= Fly By Jing =

Brand of chili crisp

Fly By Jing is a brand of chili crisp created by American entrepreneur Jing Gao.

== History ==
Founder Jing Gao, who had worked as a brand manager at Procter & Gamble, became interested in a culinary career after moving back to China to work in technology. After switching careers she launched a restaurant in Shanghai before moving to California to open Fly By Jing as a direct-to-consumer business. Gao opened a Kickstarter for the brand in 2018. In 2020, as the COVID-19 pandemic increased interest in home cooking, a feature story in the New York Times about chili crisp that mentioned Gao and Fly By Jing resulted in an increase in sales.

In 2024, Fly By Jing partnered with Mixt Greens to create a salad featuring Original Sichuan Chili Crisp.

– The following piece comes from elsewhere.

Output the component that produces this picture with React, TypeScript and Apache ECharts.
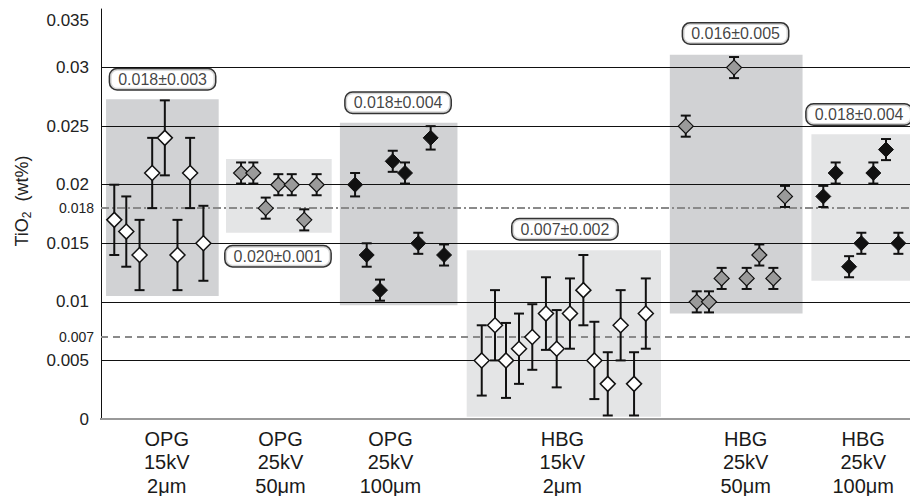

In 2025 the company transitioned away from the direct-to-consumer model with a new focus on retail. They collaborated with Frankie Gaw to launch a chili crisp ketchup. Also in 2025 they launched a packaged dried noodle with a soy sauce, initially available at Costco. For Christmas 2025 they offered a chili crisp advent calendar.

== Use ==
Jing Gao, the proprietor of artisan chili crisp company Fly By Jing, called topping ice cream with the condiment an example of dark cuisine, a term used on the Chinese internet for bizarre food combinations.